Watercress: Tips and Tricks

Although watercress was one of the first leaf vegetables to be cultivated and consumed by humans, not all American chefs have a day-to-day relationship with the peppery, bold vegetable. We want to change that. Supremely nutritious and capable of pumping up the flavor profile of mild dishes, watercress can easily find a spot on your menu. Check out these tips and tricks and see why we’re crushing on cress.

  • Did you know? It’s not called watercress for nothing! The little leafy green is a semiaquatic or aquatic plant, meaning that it spends most of its lifetime exposed to water.

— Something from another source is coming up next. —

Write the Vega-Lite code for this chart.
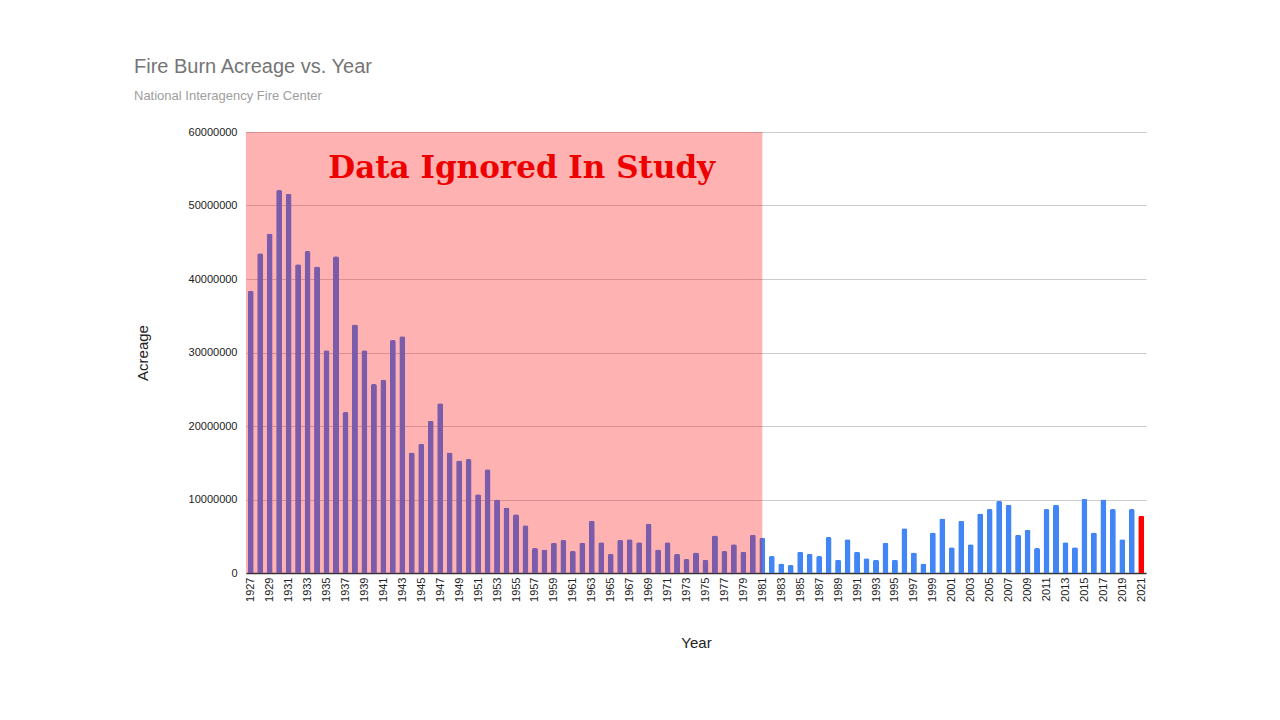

  • When selecting watercress, look for ones that have crisp green leaves, clean stalks, and don’t feel “slimy” to the touch. Also, make sure your supplier is exposing it to water; no one wants dried out watercress.
  • Due to its high water content, watercress is highly perishable and usually only lasts a few days before spoiling. Interestingly enough, you can store the greens much like you would fresh flowers. For best results, refrigerate the stems in cold water, cover the tops, and drain before handling. 
  • Although watercress is generally served raw, it’s still a good option to use in cooked dishes. Similar to its botanical relative, mustard, watercress will mellow out in flavor and decrease in size when cooked, so plan accordingly. 
    • Pro Tip: Not sure where to start? Try substituting watercress for sautéed kale or bake it on top of a Margherita pizza!
  • Watercress may just be the most covert “superfood” of them all. Aside from being low in fat, carbs, and calories, watercress is a particularly rich source of fiber, beta-carotene, and vitamin A. It even has a higher vitamin C content than oranges! Get ahead of the game and start serving the superfood “before it was cool.” 
  • In terms of pairing ingredients, watercress plays particularly nice with mellow meats like chicken or fish as well as fresh citrus and spicy herbs.